Since the early 1950s, more than 200,000 Korean children have been sent from South Korea to North America and Europe to be adopted into previously all-white families. More than 110,000 were adopted into the United States and Canada. Representations of these transnationally and transracially adopted Koreans have appeared in over fifty American children’s books since 1955. What kinds of stories do they tell? How are librarians and educators to evaluate these books? And what do Korean adoptees think of these depictions? In this keynote, Dr. Park will share her analyses regarding the content and context of children’s literature depicting transracially adopted Koreans.
While the Nancy Drew series is most often associated with North America, the mysteries are also a global phenomenon. Since the inception of the original series in the 1930s, the books have been translated into numerous languages and sold or marketed across the globe. In addition, the character Nancy Drew regularly travels across national borders to solve mysteries. The Nancy Drew materials demonstrate how fictional representations of “strange” places and contact with “strangers” remain central to texts produced for and marketed to young readers within contemporary North American children’s culture.
Dr. Sarah Park is an assistant professor of Library and Information Science at St. Catherine University in St. Paul, Minnesota. Her research interests include representations of the Korean diaspora in children’s and young adult literature, youth services librarianship, social justice, transracial
adoption, and Korean diasporic history. She teaches courses on children’s and young adult literature, social justice, web design, and library and information science. Her book, Diversity in Youth Literature, edited with Jamie Naidoo, is set to be released this summer by ALA Editions.
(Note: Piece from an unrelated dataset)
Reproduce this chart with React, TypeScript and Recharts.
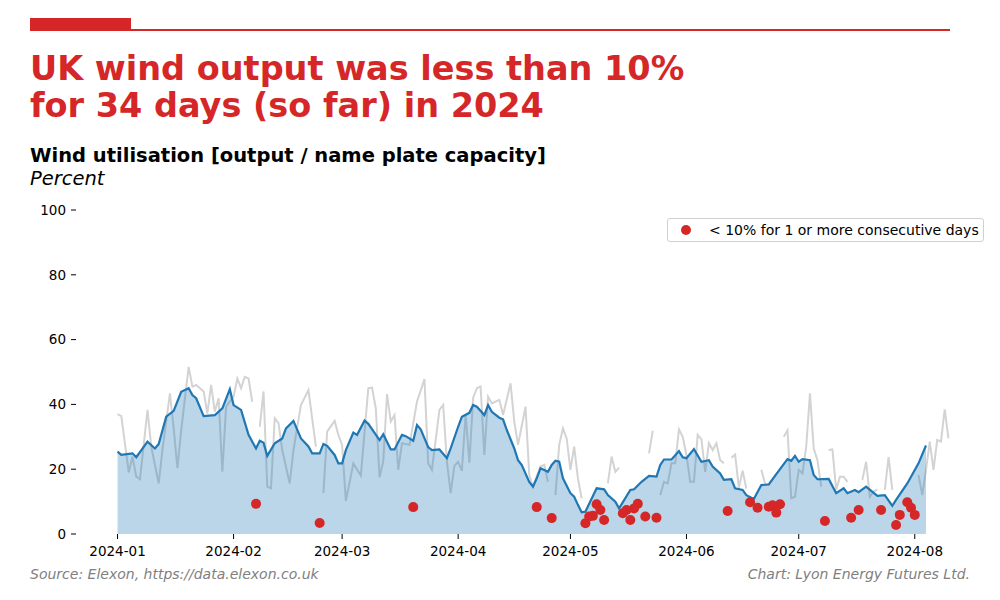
import React from "react";
import { ComposedChart, Area, Scatter, XAxis, YAxis, Legend } from "recharts";

const RED = "#d62728";
const BLUE = "#1f77b4";
const FONT = "'DejaVu Sans', sans-serif";

const monthTicks = [0, 31, 60, 91, 121, 152, 182, 213];
const monthLabels = ["2024-01", "2024-02", "2024-03", "2024-04", "2024-05", "2024-06", "2024-07", "2024-08"];
const percentTicks = [0, 20, 40, 60, 80, 100];

// [day since 2024-01-01, utilisation %]; null = gap in the daily series
const dailyUtilisation: [number, number | null][] = [
  [0, 37], [1, 36.4], [3, 19], [4, 23.9], [5, 17.7], [6, 16.9], [8, 38.3], [9, 27], [11, 15.6], [12, 26],
  [14, 43.4], [15, 32.6], [16, 20.3], [17, 32], [19, 51.6], [20, 45.5], [21, 46], [23, 44], [24, 37.2],
  [25, 46], [26, 37.8], [27, 41.9], [28, 19.2], [29, 39.3], [31, 42.4], [32, 48], [33, 45], [34, 48.5],
  [35, 48], [36, 40.8], [37, null],
  [38, 33.1], [39, 44], [40, 14.6], [41, 14.1], [42, 35.7], [43, 34.2], [44, 25.9], [46, 15.6], [47, 25.9],
  [49, 39.8], [51, 44.4], [53, 27], [54, null],
  [55, 12.6], [56, 31.6], [58, 34.9], [59, 30.6], [60, 27.5], [61, 10.2], [63, 21.8], [65, 18], [67, 45],
  [68, 45.2], [69, 38.8], [70, 17.5], [71, 22.5], [72, 43.2], [73, 34.7], [74, 36.7], [75, 19.8], [76, 28],
  [78, 27.5], [80, 40.8], [82, 47.8], [83, 21.8], [84, 19.8], [86, 38.3], [87, 39.8], [88, 22.3], [89, 12.6],
  [90, 21], [91, 22.3], [92, 19.5], [93, 37], [94, 22], [95, 42], [96, 45], [97, 45.5], [98, 24.4],
  [99, 42.4], [100, 40.3], [102, 41.4], [103, 36.7], [105, 46.5], [106, 34.7], [107, 27.5], [109, 39.3],
  [110, 18.2], [111, 14.6], [113, 20.8], [114, 21.3], [115, 16.1], [116, null],
  [117, 12], [118, 27.5], [119, 32.6], [120, 29.4], [121, 19.8], [122, 27], [123, 17.2], [124, 11], [125, null],
  [131, 15.6], [132, 23.9], [133, 19.2], [134, 20.5], [135, null],
  [142, 24.9], [143, 31.9], [144, null],
  [145, 12], [146, 16.1], [147, 15.6], [148, 21.8], [149, 21.8], [150, 32.3], [151, 30], [152, 24.4],
  [153, 16.1], [154, 16.1], [155, 30.6], [156, 29.2], [157, 19.2], [158, 28], [159, 25.9], [160, 28],
  [161, 22.8], [162, 21.8], [163, null],
  [164, 23.5], [165, 24.5], [166, 14.3], [167, 19.5], [168, 14], [169, null],
  [172, 19.8], [173, 15.6], [174, null],
  [178, 30], [179, 32], [180, 11], [181, 11.5], [182, 19.8], [183, 18.7], [184, 27], [185, 43.4],
  [186, 26.4], [187, 22.8], [188, 14.6], [189, null],
  [190, 25.9], [191, 26.1], [192, 13.6], [193, 17.7], [194, 17.7], [195, 16.1], [196, null],
  [199, 16.7], [200, 22.3], [201, 11.5], [202, 13.1], [203, 13.8], [204, null],
  [205, 13.6], [206, 23.7], [207, 13.6], [208, null],
  [214, 18.2], [215, 12], [216, 19.8], [217, 28.5], [218, 19.8], [219, 29], [220, 28.5], [221, 38.5], [222, 29.5],
];

// smoothed utilisation (blue line + fill)
const rollingAverage: [number, number][] = [
  [0, 25.4], [1, 24.4], [4, 24.9], [5, 23.7], [8, 28.5], [10, 26.4], [11, 27.8], [13, 36.2], [15, 38],
  [17, 43.9], [19, 45], [20, 42.9], [21, 41.9], [23, 36.4], [26, 36.7], [28, 38.8], [30, 44.7], [31, 39.8],
  [33, 38.3], [35, 30.6], [37, 26.4], [38, 28.8], [39, 28.2], [40, 24.1], [42, 28], [44, 29.5], [45, 32.6],
  [47, 34.9], [49, 29.5], [51, 27], [52, 24.9], [54, 24.9], [55, 27.8], [56, 27.2], [58, 24.4], [59, 21.8],
  [60, 21.8], [61, 25.9], [63, 31.3], [64, 30.6], [66, 35], [67, 34], [70, 29], [71, 30.8], [73, 26.1],
  [74, 26.1], [76, 30.6], [77, 30.2], [79, 28.8], [80, 33.6], [81, 32.3], [83, 26.8], [84, 25.9], [86, 26.1],
  [88, 23.4], [89, 26.4], [91, 33.1], [92, 36.2], [94, 37.4], [95, 39.8], [96, 39.3], [98, 36.7], [99, 39.8],
  [100, 37.7], [102, 35.9], [103, 35.4], [104, 32.1], [106, 26.4], [107, 22.8], [108, 21.3], [110, 16.1],
  [111, 14.6], [112, 17.2], [113, 20.3], [115, 19.2], [116, 21.3], [117, 22.6], [118, 22.3], [119, 17.2],
  [121, 12.6], [122, 11.5], [123, 9], [124, 6.7], [125, 6.9], [128, 14.1], [130, 13.8], [131, 12], [133, 10],
  [134, 7.9], [137, 13.6], [138, 13.8], [140, 16.1], [142, 17.9], [144, 17.7], [145, 21.3], [146, 23],
  [148, 23], [150, 25.6], [151, 23.7], [152, 23.4], [154, 26.2], [156, 22.3], [158, 22.8], [159, 20.8],
  [161, 18.7], [162, 16.7], [164, 16.9], [165, 14.1], [167, 13.6], [168, 12], [170, 10.8], [172, 15.1],
  [174, 15.3], [176, 18.5], [179, 23.1], [180, 22.6], [181, 24.1], [182, 22.3], [183, 23.1], [185, 22.8],
  [186, 18.2], [187, 16.9], [190, 17], [192, 12.6], [194, 14.1], [195, 12.6], [197, 13.6], [198, 12.9],
  [200, 14.6], [203, 11.8], [205, 12], [207, 8.7], [208, 10.5], [211, 15.6], [214, 21.8], [216, 27.3],
];

// days under 10%
const lowDays = [37, 54, 79, 112, 116, 125, 126, 127, 128, 129, 130, 135, 136, 137, 138, 139, 141, 144,
  163, 169, 171, 174, 175, 176, 177, 189, 196, 198, 204, 208, 209, 211, 212, 213];
const lowValues = [9.3, 3.4, 8.3, 8.3, 4.9, 3.3, 5.4, 5.6, 9.2, 7.4, 4.3, 6.4, 7.4, 4.3, 7.9, 9.3, 5.4, 5.0,
  7.1, 9.8, 8.1, 8.4, 8.9, 6.6, 9.2, 4.0, 5.0, 7.4, 7.4, 2.8, 5.9, 9.8, 8.1, 5.9];

const tickStyle = { fill: "#000", fontSize: 13.5, fontFamily: FONT };

function LegendBox() {
  return (
    <div
      style={{
        display: "flex",
        alignItems: "center",
        boxSizing: "border-box",
        height: 24,
        padding: "0 4px 0 12px",
        border: "1px solid #d0d0d0",
        borderRadius: 3,
        background: "rgba(255,255,255,0.8)",
        fontFamily: FONT,
        fontSize: 14,
        color: "#000",
        whiteSpace: "nowrap",
      }}
    >
      <svg width={12} height={12} style={{ marginRight: 17 }}>
        <circle cx={6} cy={6} r={5} fill={RED} />
      </svg>
      {"< 10% for 1 or more consecutive days"}
    </div>
  );
}

export default function App() {
  const grey = dailyUtilisation.map(([day, v]) => ({ day, v }));
  const smooth = rollingAverage.map(([day, v]) => ({ day, v }));
  const dots = lowDays.map((day, i) => ({ day, v: lowValues[i] }));

  return (
    <div style={{ position: "absolute", left: 0, top: 0, width: 1000, height: 600, background: "#fff", fontFamily: FONT }}>
      <div style={{ position: "absolute", left: 0, top: 0 }}>
        <ComposedChart width={1000} height={600} margin={{ top: 210, right: 10, bottom: 36, left: 0 }}>
          <XAxis
            type="number"
            dataKey="day"
            domain={[-11.1, 233.1]}
            allowDataOverflow
            ticks={monthTicks}
            interval={0}
            tickFormatter={(d) => monthLabels[monthTicks.indexOf(d)]}
            axisLine={false}
            tickLine={{ stroke: "#000" }}
            tickSize={5}
            tickMargin={7}
            height={30}
            tick={tickStyle}
          />
          <YAxis
            dataKey="v"
            domain={[0, 100]}
            allowDataOverflow
            ticks={percentTicks}
            interval={0}
            axisLine={false}
            tickLine={{ stroke: "#000" }}
            tickSize={5}
            tickMargin={5}
            width={76}
            tick={tickStyle}
          />
          {/* daily values, drawn beneath the translucent fill */}
          <Area
            data={grey}
            dataKey="v"
            type="linear"
            stroke="#d3d3d3"
            strokeWidth={2}
            fill="none"
            dot={false}
            activeDot={false}
            isAnimationActive={false}
          />
          <Area
            data={smooth}
            dataKey="v"
            type="linear"
            stroke={BLUE}
            strokeWidth={2.2}
            fill={BLUE}
            fillOpacity={0.3}
            dot={false}
            activeDot={false}
            isAnimationActive={false}
          />
          <Scatter
            data={dots}
            dataKey="v"
            fill={RED}
            isAnimationActive={false}
            shape={(p: any) => <circle cx={p.cx} cy={p.cy} r={5} fill={RED} />}
          />
          <Legend
            layout="horizontal"
            verticalAlign="middle"
            align="center"
            content={() => <LegendBox />}
            wrapperStyle={{ position: "absolute", left: 667, top: 218, width: "auto", height: "auto" }}
          />
        </ComposedChart>
      </div>

      <div style={{ position: "absolute", left: 30, top: 18, width: 101, height: 12, background: RED }} />
      <div style={{ position: "absolute", left: 30, top: 29, width: 920, height: 1.5, background: RED }} />

      <div style={{ position: "absolute", left: 30, top: 50, fontSize: 33.5, lineHeight: "37px", fontWeight: "bold", color: RED, whiteSpace: "nowrap" }}>
        UK wind output was less than 10%
        <br />
        for 34 days (so far) in 2024
      </div>
      <div style={{ position: "absolute", left: 30, top: 145, fontSize: 19.5, lineHeight: "22px", fontWeight: "bold", color: "#000", whiteSpace: "nowrap" }}>
        Wind utilisation [output / name plate capacity]
      </div>
      <div style={{ position: "absolute", left: 30, top: 168, fontSize: 19.5, lineHeight: "22px", fontStyle: "italic", color: "#000" }}>
        Percent
      </div>

      <div style={{ position: "absolute", left: 30, top: 566, fontSize: 14, lineHeight: "16px", fontStyle: "italic", color: "#808080", whiteSpace: "nowrap" }}>
        Source: Elexon, https://data.elexon.co.uk
      </div>
      <div style={{ position: "absolute", right: 30, top: 566, fontSize: 14, lineHeight: "16px", fontStyle: "italic", color: "#808080", whiteSpace: "nowrap" }}>
        Chart: Lyon Energy Futures Ltd.
      </div>
    </div>
  );
}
The Keynote Address she’ll be presenting at Stranger in a Strange Land is entitled Storying Adoption.
More information on Dr. Park can be found on her website.
Elizabeth Marshall is associate professor in the faculty of education at Simon Fraser University, where she teaches courses in children’s and young adult literature. She is co-editor of Rethinking Popular Culture and Media, and has published articles on the representation of North American girlhoods in children’s literature, popular culture, and women’s memoir. Dr. Marshall’s work has been published in Harvard Educational Review, Gender and Education, Reading Research Quarterly, Journal of Adolescent and Adult Literacy, College English, Children’s Literature Quarterly, and Rethinking Schools.